* Given information
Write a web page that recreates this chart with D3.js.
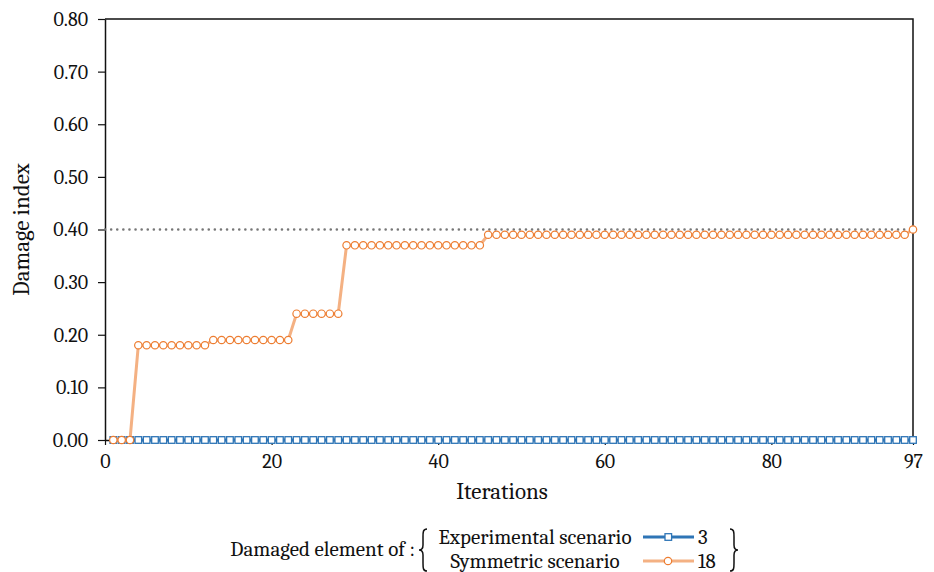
<!DOCTYPE html>
<html lang="en">
  <head>
    <meta charset="utf-8">
    <title>Damage index</title>
    <script src="https://d3js.org/d3.v7.js"></script>
    <style>
      body { margin: 0; background: #fff; }
    </style>
  </head>
  <body>
  <script>

  // data
  var iterations = d3.range(1, 98);
  // damaged element 3 - experimental scenario (stays at zero)
  var experimental = iterations.map(function () { return 0; });
  // damaged element 18 - symmetric scenario
  var symmetric = [0,0,0,
    0.18,0.18,0.18,0.18,0.18,0.18,0.18,0.18,0.18,
    0.19,0.19,0.19,0.19,0.19,0.19,0.19,0.19,0.19,0.19,
    0.24,0.24,0.24,0.24,0.24,0.24,
    0.37,0.37,0.37,0.37,0.37,0.37,0.37,0.37,0.37,0.37,0.37,0.37,0.37,0.37,0.37,0.37,0.37,
    0.39,0.39,0.39,0.39,0.39,0.39,0.39,0.39,0.39,0.39,0.39,0.39,0.39,0.39,0.39,0.39,0.39,
    0.39,0.39,0.39,0.39,0.39,0.39,0.39,0.39,0.39,0.39,0.39,0.39,0.39,0.39,0.39,0.39,0.39,
    0.39,0.39,0.39,0.39,0.39,0.39,0.39,0.39,0.39,0.39,0.39,0.39,0.39,0.39,0.39,0.39,0.39,
    0.40];
  var target = 0.40;
  var yTicks = [0, 0.1, 0.2, 0.3, 0.4, 0.5, 0.6, 0.7, 0.8];
  var xTicks = [0, 20, 40, 60, 80, 97];
  var legendNames = ["Experimental scenario", "Symmetric scenario"];
  var legendLabels = ["3", "18"];

  var w = 934;
  var h = 572;
  var margin = {top: 19, right: 21, bottom: 132, left: 105};
  var innerWidth = w - margin.left - margin.right;
  var innerHeight = h - margin.top - margin.bottom;

  var font = "Cambria, 'Liberation Serif', serif";
  var blue = "#2E75B6";
  var orangeLine = "#F4B183";
  var orangeMark = "#ED7D31";

  var xScale = d3.scaleLinear()
      .domain([0, 97])
      .range([0, innerWidth]);

  var yScale = d3.scaleLinear()
      .domain([0, 0.8])
      .range([innerHeight, 0]);

  var svg = d3.select("body")
    .append("svg")
      .attr("width", w)
      .attr("height", h)
      .attr("font-family", font);

  var g = svg.append("g")
      .attr("transform", `translate(${margin.left}, ${margin.top})`);

  // frame (top + right)
  g.append("path")
      .attr("d", `M0,0H${innerWidth}V${innerHeight}`)
      .attr("fill", "none")
      .attr("stroke", "#111")
      .attr("stroke-width", 1.5);

  var xAxis = d3.axisBottom(xScale)
      .tickValues(xTicks)
      .tickFormat(d3.format("d"))
      .tickSizeInner(5)
      .tickSizeOuter(0);

  var yAxis = d3.axisLeft(yScale)
      .tickValues(yTicks)
      .tickFormat(d3.format(".2f"))
      .tickSizeInner(7)
      .tickSizeOuter(0);

  var gx = g.append("g")
      .attr("transform", `translate(0, ${innerHeight})`)
      .call(xAxis);
  gx.selectAll("text").attr("y", 10).attr("dy", "0.9em");

  var gy = g.append("g").call(yAxis);
  gy.selectAll("text").attr("x", -17);

  [gx, gy].forEach(function (ax) {
    ax.attr("font-family", font).attr("font-size", 20);
    ax.select(".domain").attr("stroke", "#111").attr("stroke-width", 1.5);
    ax.selectAll(".tick line").attr("stroke", "#111").attr("stroke-width", 1.2);
    ax.selectAll("text").attr("fill", "#111");
  });

  // dotted reference line at 0.40
  g.append("line")
      .attr("x1", xScale(0))
      .attr("x2", xScale(97))
      .attr("y1", yScale(target))
      .attr("y2", yScale(target))
      .attr("stroke", "#777")
      .attr("stroke-width", 2.5)
      .attr("stroke-linecap", "round")
      .attr("stroke-dasharray", "0.1,6");

  var line = d3.line()
      .x(function (d, i) { return xScale(iterations[i]); })
      .y(function (d) { return yScale(d); });

  // experimental (blue squares)
  g.append("path")
      .datum(experimental)
      .attr("d", line)
      .attr("fill", "none")
      .attr("stroke", blue)
      .attr("stroke-width", 3);

  g.selectAll(".sq")
      .data(experimental)
      .enter().append("rect")
      .attr("class", "sq")
      .attr("x", function (d, i) { return xScale(iterations[i]) - 3.3; })
      .attr("y", function (d) { return yScale(d) - 3.3; })
      .attr("width", 6.6)
      .attr("height", 6.6)
      .attr("fill", "#fff")
      .attr("stroke", blue)
      .attr("stroke-width", 1.3);

  // symmetric (orange circles)
  g.append("path")
      .datum(symmetric)
      .attr("d", line)
      .attr("fill", "none")
      .attr("stroke", orangeLine)
      .attr("stroke-width", 3);

  g.selectAll(".dot")
      .data(symmetric)
      .enter().append("circle")
      .attr("class", "dot")
      .attr("cx", function (d, i) { return xScale(iterations[i]); })
      .attr("cy", function (d) { return yScale(d); })
      .attr("r", 3.7)
      .attr("fill", "#fff")
      .attr("stroke", orangeMark)
      .attr("stroke-width", 1.2);

  // axis titles
  svg.append("text")
      .attr("x", margin.left + innerWidth / 2 - 7)
      .attr("y", 499)
      .attr("text-anchor", "middle")
      .attr("font-size", 23)
      .attr("fill", "#111")
      .text("Iterations");

  svg.append("text")
      .attr("transform", `translate(29, ${margin.top + innerHeight / 2}) rotate(-90)`)
      .attr("text-anchor", "middle")
      .attr("font-size", 23)
      .attr("fill", "#111")
      .text("Damage index");

  // legend
  var leg = svg.append("g").attr("fill", "#111").attr("font-size", 21);
  leg.append("text")
      .attr("x", 415).attr("y", 556)
      .attr("text-anchor", "end")
      .text("Damaged element of :");

  // curly braces
  function brace(x, top, bot, dir) {
    var mid = (top + bot) / 2, d = 4 * dir;
    return `M${x + d},${top} C${x},${top} ${x},${top + 3} ${x},${top + 8}` +
      ` L${x},${mid - 5} C${x},${mid - 1} ${x - d * 0.6},${mid} ${x - d},${mid}` +
      ` C${x - d * 0.6},${mid} ${x},${mid + 1} ${x},${mid + 5}` +
      ` L${x},${bot - 8} C${x},${bot - 3} ${x},${bot} ${x + d},${bot}`;
  }
  leg.append("path")
      .attr("d", brace(423, 529, 571, 1))
      .attr("fill", "none").attr("stroke", "#111").attr("stroke-width", 1.5);
  leg.append("path")
      .attr("d", brace(734, 529, 571, -1))
      .attr("fill", "none").attr("stroke", "#111").attr("stroke-width", 1.5);

  legendNames.forEach(function (name, i) {
    var yy = 537 + i * 24;
    var color = i === 0 ? blue : orangeLine;
    leg.append("text")
        .attr("x", 535).attr("y", yy + 7)
        .attr("text-anchor", "middle")
        .text(name);
    leg.append("line")
        .attr("x1", 643).attr("x2", 694)
        .attr("y1", yy).attr("y2", yy)
        .attr("stroke", color)
        .attr("stroke-width", 3);
    if (i === 0) {
      leg.append("rect")
          .attr("x", 665).attr("y", yy - 3.3)
          .attr("width", 6.6).attr("height", 6.6)
          .attr("fill", "#fff")
          .attr("stroke", blue)
          .attr("stroke-width", 1.3);
    } else {
      leg.append("circle")
          .attr("cx", 668).attr("cy", yy)
          .attr("r", 3.7)
          .attr("fill", "#fff")
          .attr("stroke", orangeMark)
          .attr("stroke-width", 1.2);
    }
    leg.append("text")
        .attr("x", 698).attr("y", yy + 7)
        .text(legendLabels[i]);
  });

    </script>
  </body>
</html>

* Exercise description
Write out the data precisely as given, excluding the pictures.

* Complete response
Write a web page that recreates this chart with D3.js.
<!DOCTYPE html>
<html lang="en">
  <head>
    <meta charset="utf-8">
    <title>Damage index</title>
    <script src="https://d3js.org/d3.v7.js"></script>
    <style>
      body { margin: 0; background: #fff; }
    </style>
  </head>
  <body>
  <script>

  // data
  var iterations = d3.range(1, 98);
  // damaged element 3 - experimental scenario (stays at zero)
  var experimental = iterations.map(function () { return 0; });
  // damaged element 18 - symmetric scenario
  var symmetric = [0,0,0,
    0.18,0.18,0.18,0.18,0.18,0.18,0.18,0.18,0.18,
    0.19,0.19,0.19,0.19,0.19,0.19,0.19,0.19,0.19,0.19,
    0.24,0.24,0.24,0.24,0.24,0.24,
    0.37,0.37,0.37,0.37,0.37,0.37,0.37,0.37,0.37,0.37,0.37,0.37,0.37,0.37,0.37,0.37,0.37,
    0.39,0.39,0.39,0.39,0.39,0.39,0.39,0.39,0.39,0.39,0.39,0.39,0.39,0.39,0.39,0.39,0.39,
    0.39,0.39,0.39,0.39,0.39,0.39,0.39,0.39,0.39,0.39,0.39,0.39,0.39,0.39,0.39,0.39,0.39,
    0.39,0.39,0.39,0.39,0.39,0.39,0.39,0.39,0.39,0.39,0.39,0.39,0.39,0.39,0.39,0.39,0.39,
    0.40];
  var target = 0.40;
  var yTicks = [0, 0.1, 0.2, 0.3, 0.4, 0.5, 0.6, 0.7, 0.8];
  var xTicks = [0, 20, 40, 60, 80, 97];
  var legendNames = ["Experimental scenario", "Symmetric scenario"];
  var legendLabels = ["3", "18"];

  var w = 934;
  var h = 572;
  var margin = {top: 19, right: 21, bottom: 132, left: 105};
  var innerWidth = w - margin.left - margin.right;
  var innerHeight = h - margin.top - margin.bottom;

  var font = "Cambria, 'Liberation Serif', serif";
  var blue = "#2E75B6";
  var orangeLine = "#F4B183";
  var orangeMark = "#ED7D31";

  var xScale = d3.scaleLinear()
      .domain([0, 97])
      .range([0, innerWidth]);

  var yScale = d3.scaleLinear()
      .domain([0, 0.8])
      .range([innerHeight, 0]);

  var svg = d3.select("body")
    .append("svg")
      .attr("width", w)
      .attr("height", h)
      .attr("font-family", font);

  var g = svg.append("g")
      .attr("transform", `translate(${margin.left}, ${margin.top})`);

  // frame (top + right)
  g.append("path")
      .attr("d", `M0,0H${innerWidth}V${innerHeight}`)
      .attr("fill", "none")
      .attr("stroke", "#111")
      .attr("stroke-width", 1.5);

  var xAxis = d3.axisBottom(xScale)
      .tickValues(xTicks)
      .tickFormat(d3.format("d"))
      .tickSizeInner(5)
      .tickSizeOuter(0);

  var yAxis = d3.axisLeft(yScale)
      .tickValues(yTicks)
      .tickFormat(d3.format(".2f"))
      .tickSizeInner(7)
      .tickSizeOuter(0);

  var gx = g.append("g")
      .attr("transform", `translate(0, ${innerHeight})`)
      .call(xAxis);
  gx.selectAll("text").attr("y", 10).attr("dy", "0.9em");

  var gy = g.append("g").call(yAxis);
  gy.selectAll("text").attr("x", -17);

  [gx, gy].forEach(function (ax) {
    ax.attr("font-family", font).attr("font-size", 20);
    ax.select(".domain").attr("stroke", "#111").attr("stroke-width", 1.5);
    ax.selectAll(".tick line").attr("stroke", "#111").attr("stroke-width", 1.2);
    ax.selectAll("text").attr("fill", "#111");
  });

  // dotted reference line at 0.40
  g.append("line")
      .attr("x1", xScale(0))
      .attr("x2", xScale(97))
      .attr("y1", yScale(target))
      .attr("y2", yScale(target))
      .attr("stroke", "#777")
      .attr("stroke-width", 2.5)
      .attr("stroke-linecap", "round")
      .attr("stroke-dasharray", "0.1,6");

  var line = d3.line()
      .x(function (d, i) { return xScale(iterations[i]); })
      .y(function (d) { return yScale(d); });

  // experimental (blue squares)
  g.append("path")
      .datum(experimental)
      .attr("d", line)
      .attr("fill", "none")
      .attr("stroke", blue)
      .attr("stroke-width", 3);

  g.selectAll(".sq")
      .data(experimental)
      .enter().append("rect")
      .attr("class", "sq")
      .attr("x", function (d, i) { return xScale(iterations[i]) - 3.3; })
      .attr("y", function (d) { return yScale(d) - 3.3; })
      .attr("width", 6.6)
      .attr("height", 6.6)
      .attr("fill", "#fff")
      .attr("stroke", blue)
      .attr("stroke-width", 1.3);

  // symmetric (orange circles)
  g.append("path")
      .datum(symmetric)
      .attr("d", line)
      .attr("fill", "none")
      .attr("stroke", orangeLine)
      .attr("stroke-width", 3);

  g.selectAll(".dot")
      .data(symmetric)
      .enter().append("circle")
      .attr("class", "dot")
      .attr("cx", function (d, i) { return xScale(iterations[i]); })
      .attr("cy", function (d) { return yScale(d); })
      .attr("r", 3.7)
      .attr("fill", "#fff")
      .attr("stroke", orangeMark)
      .attr("stroke-width", 1.2);

  // axis titles
  svg.append("text")
      .attr("x", margin.left + innerWidth / 2 - 7)
      .attr("y", 499)
      .attr("text-anchor", "middle")
      .attr("font-size", 23)
      .attr("fill", "#111")
      .text("Iterations");

  svg.append("text")
      .attr("transform", `translate(29, ${margin.top + innerHeight / 2}) rotate(-90)`)
      .attr("text-anchor", "middle")
      .attr("font-size", 23)
      .attr("fill", "#111")
      .text("Damage index");

  // legend
  var leg = svg.append("g").attr("fill", "#111").attr("font-size", 21);
  leg.append("text")
      .attr("x", 415).attr("y", 556)
      .attr("text-anchor", "end")
      .text("Damaged element of :");

  // curly braces
  function brace(x, top, bot, dir) {
    var mid = (top + bot) / 2, d = 4 * dir;
    return `M${x + d},${top} C${x},${top} ${x},${top + 3} ${x},${top + 8}` +
      ` L${x},${mid - 5} C${x},${mid - 1} ${x - d * 0.6},${mid} ${x - d},${mid}` +
      ` C${x - d * 0.6},${mid} ${x},${mid + 1} ${x},${mid + 5}` +
      ` L${x},${bot - 8} C${x},${bot - 3} ${x},${bot} ${x + d},${bot}`;
  }
  leg.append("path")
      .attr("d", brace(423, 529, 571, 1))
      .attr("fill", "none").attr("stroke", "#111").attr("stroke-width", 1.5);
  leg.append("path")
      .attr("d", brace(734, 529, 571, -1))
      .attr("fill", "none").attr("stroke", "#111").attr("stroke-width", 1.5);

  legendNames.forEach(function (name, i) {
    var yy = 537 + i * 24;
    var color = i === 0 ? blue : orangeLine;
    leg.append("text")
        .attr("x", 535).attr("y", yy + 7)
        .attr("text-anchor", "middle")
        .text(name);
    leg.append("line")
        .attr("x1", 643).attr("x2", 694)
        .attr("y1", yy).attr("y2", yy)
        .attr("stroke", color)
        .attr("stroke-width", 3);
    if (i === 0) {
      leg.append("rect")
          .attr("x", 665).attr("y", yy - 3.3)
          .attr("width", 6.6).attr("height", 6.6)
          .attr("fill", "#fff")
          .attr("stroke", blue)
          .attr("stroke-width", 1.3);
    } else {
      leg.append("circle")
          .attr("cx", 668).attr("cy", yy)
          .attr("r", 3.7)
          .attr("fill", "#fff")
          .attr("stroke", orangeMark)
          .attr("stroke-width", 1.2);
    }
    leg.append("text")
        .attr("x", 698).attr("y", yy + 7)
        .text(legendLabels[i]);
  });

    </script>
  </body>
</html>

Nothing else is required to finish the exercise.